Hoffman's latest mural was installed Thursday on the eastern wall of the Beverly Bank branch at 1908 W. 103rd Street.

The mural is a sign that simply reads, "You Are Beautiful." Fifteen Beverly-area schools and organizations participated in the project, each of them decorating one of the letters of the sign.

"If you ask 100 people what [You Are Beautiful] means to them, you get 100 different answers," Hoffman said.

An Ohio native, Hoffman moved to Chicago in 2002 and started making small stickers that read, "You Are Beautiful." He put some stickers up himself and gave others away. The little stickers with the big message soon began popping up everywhere.

Hoffman's fans would mail him pictures of his positive stickers in public places throughout the world, including Russia, Cambodia and even the Great Wall of China. He's now distributed some 2 million stickers, most of which he's given away for free.

"There was no plan. Every step of the way, it has just organically grown," Hoffman said.

The artist has three other "You Are Beautiful" murals in Chicago. Perhaps his most visible work is a giant version of Hoffman's original sticker which faces southbound traffic on South Lake Shore Drive at Oakwood Boulevard. He also has "Beautiful" murals at Roberto Clemente High School and in Rogers Park at the Morse Avenue Metra underpass.

Hoffman's latest piece of public art is one of three Beverly-area murals that are being completed ahead of the Beverly Art Walk.

The Southwest Side art walk will take place from 2-7 p.m. on Saturday as part of Chicago Artists Month. More than 90 local artists will display their work at 38 venues throughout the Beverly community.

Businesses, vacant storefronts and even homeowners have offered to host makeshift art galleries for the afternoon. A pair of free trolleys will shuttle those interested in viewing the art among the various pop-up exhibitions.

"I'm just happy that the weather is going to be nice," said Monica Wilczak, who organized the event in the hopes of raising the profile of Beverly as a destination for artists.

Wilczak and her husband, Chris, moved to the neighborhood in 2005. For years, the graduates of the Art Institute of Chicago felt they were alone as artists living in Beverly.

That changed last year after they met a few fellow artists at an event coordinated by the Beverly Arts Center. After being introduced to other like-minded individuals, Wilczak sought to bring even more local artists out of the shadows.

The Beverly Art Walk is the culmination of Wilczak's efforts. She said participation has exceeded her goals as more than three times as many artists and venues have signed on for the event than she initially anticipated.

Chris Wilczak will be among the artists featured as part of the Beverly Art Walk. His work will be showcased at Horse Thief Hollow, a brewpub at 10426 S. Western Avenue.

On Thursday, he was also helping to finish a mural on southern wall of the local business. The mural will showcase various Chicago landmarks and neighborhoods atop a giant map of the city.

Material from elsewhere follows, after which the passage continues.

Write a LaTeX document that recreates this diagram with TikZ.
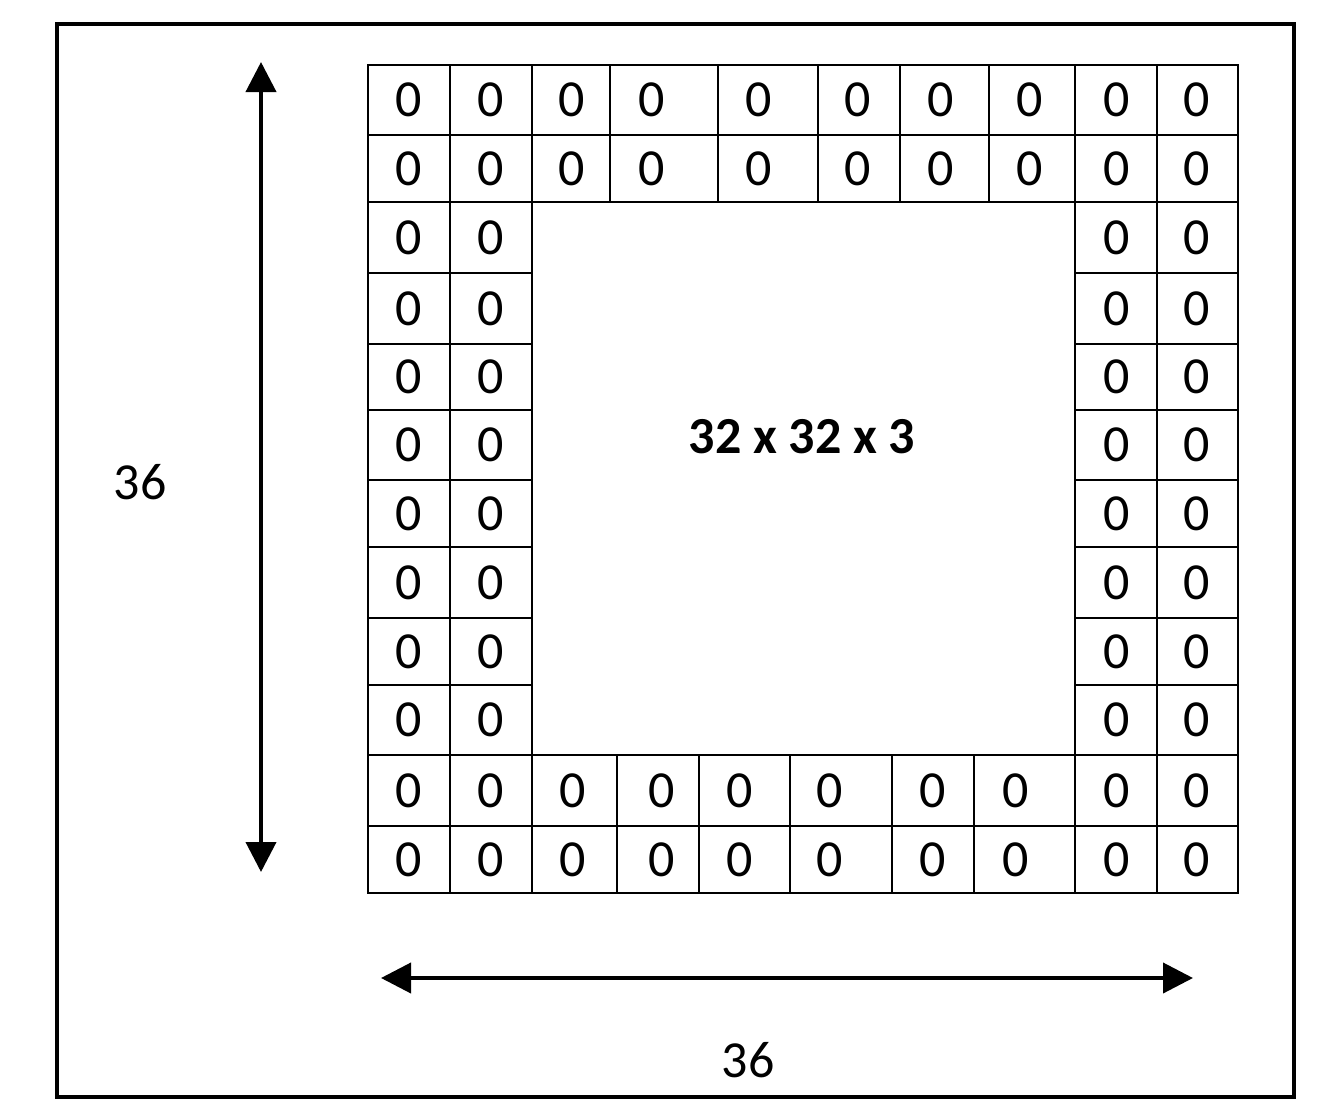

The third mural planned as part of the Beverly Art Walk will be on display at 99th Street and Walden Parkway. The mural will have a storefront motif and faces the Metra tracks.

Chris Wilczak wasn't sure if the mural at Horse Thief Hollow would be completed by Saturday. Regardless, he said the Beverly Art Walk has already been successful in raising the profile of the neighborhood among artists. The event has also successfully coaxed many local artisans to showcase their craft.

"We've found a lot of artists that work from home, and their artwork doesn't doesn't get out that often," Chris Wilczak said.